Dalam Rapat Umum Pemegang Saham Luar Biasa ( RUPSLB ) Pertamina, Jumat (3/2/2017) di Jakarta, Pemerintah selaku pemegang saham yang diwakili Kementerian BUMN adalah mencopot Direktur Utama Pertamina Dwi Sucipto dgn Wakil Direktur Utama Ahmad Bambang. RUPSLB juga telah mengangkat Plt Dirut Pertamina Yeni Handayani untuk masa 30 hari.
Selain itu, RUPSLB Pertamina juga telah memutuskan untuk menghilangkan jabatan Wadirut dalam struktur organisasi Pertamina. "Sehingga dengan dihapusnya jabatan Wadirut dari struktur organisasi , maka dapat dikatakan secara sah dan nyata menurut saya bahwa Meneg BUMN dengan Dewan Komisaris Pertamina secara tegas telah " mengakui salah membuat kebijakan perubahan struktur organisasi," kata Direktur Eksekutif Center of Energy and Resources Energy (CERI) Yusri Usman, dalam keterangan resmi, Sabtu (4/2/2017).
Nomenklatur Wadirut Pertamina diusulkan oleh Dewan Komisaris Pertamina pada tgl 8 Agustus 2016 kepada Menteri BUMN dan telah disetujui pada tgl 20 oktober 2016. Padahal atas kebijakan dewan komisaris Pertamina tersebut, Yusri mengaku telah mengkritik kebijakan pemerintah ini yang justru beresiko memunculkan matahari kembar.

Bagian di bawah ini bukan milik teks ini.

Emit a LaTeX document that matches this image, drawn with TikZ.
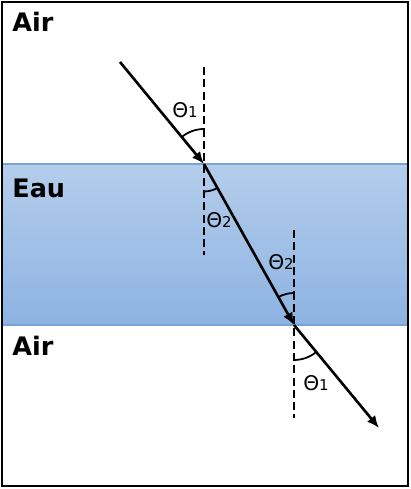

Pada akhirnya, kondisi ini mengganggu performa kerja Pertamina.
"Sehingga apa yang sudah diprediksi sejak tgl 10 Agustus 2016 ternyata dalam proses waktu menjadi kenyataan pada akhirnya , dan anehnya lagi usulan Dewan Komisaris Pertamina saat itu dibuat secara tidak lazim dan terkesan hanya dengan alasannya untuk meningkatkan kinerja perusahaan menghadapi tantangan kedepan dan rencana pembentukan holding migas , dan terlebih lucu usulan perubahan struktur tersebut tidak dibahas bersama dengan Dewan Direksi Pertamina ( BOD ) dan telah disetujui oleh Meneg BUMN pada tgl 20 Oktober 2016," tutur Yusri.
Baca Juga: Holding BUMN Migas Tidak Segampang Penggabungan Bank BUMN
Menengenai alasan Menteri BUMN mecopot Dirut dan Wadirut Pertamina yang tidak akur dalam menjalankan roda perusahaan telah disimpulkan sebagai kegagalan mengelola Pertamina adalah keliru. Padahal persoalan kegagalan ini terjadi setelah perubahan struktur organisasi perusahaan dan perubahan anggaran dasar perseroan yang telah memberikan kewenangan berlebihan kepada Wadirut. "Itu adalah merupakan tanggungjawab renteng oleh Dewan komisaris Pertamina dengan Menteri BUMN Rini Soemarno," jelas Yusri.
Yusri menyarankan Presiden Joko widodo untuk menugaskan Penegak Hukum ( KPK ,Kejaksaan Agung dan Polri ), BPK dan Menteri Keuangan untuk melakukan audit forensik atas kebijakan ngawur tersebut. Menurutnya, kekeliruan itu telah nyata merugikan negara ( 5 kilang Pertamina total berhenti beroperasi tanpa direncankan terhitung tgl 2 Desember 2016 sd 15 Januari 2017 yang telah mengakibatkan Pertamina terpaksa mengimport solar dipasar spot dengar harga lebih mahal daripada pengadaan terencana di ISC.
Selain itu, Pertamina telah kehilangan margin kilang akibat stop beroperasi serta adanya potensi membayar klaim penundaan / " demurage loading" kapal pemasok minyak mentah di tangki kilang. Yusri juga berharap Presiden Jokowi meninjau juga posisi Rini Soemarno selaku Menteri BUMN dan jajaran komisaris Pertamina yang telah gagal dan salah membuat kebijakan dalam menata dan mengendalikan BOD Pertamina selama ini. "Khususnya terhadap saudari Rini Soemarno dan Tanri Abeng dan kawan-kawan," tutup Yusri.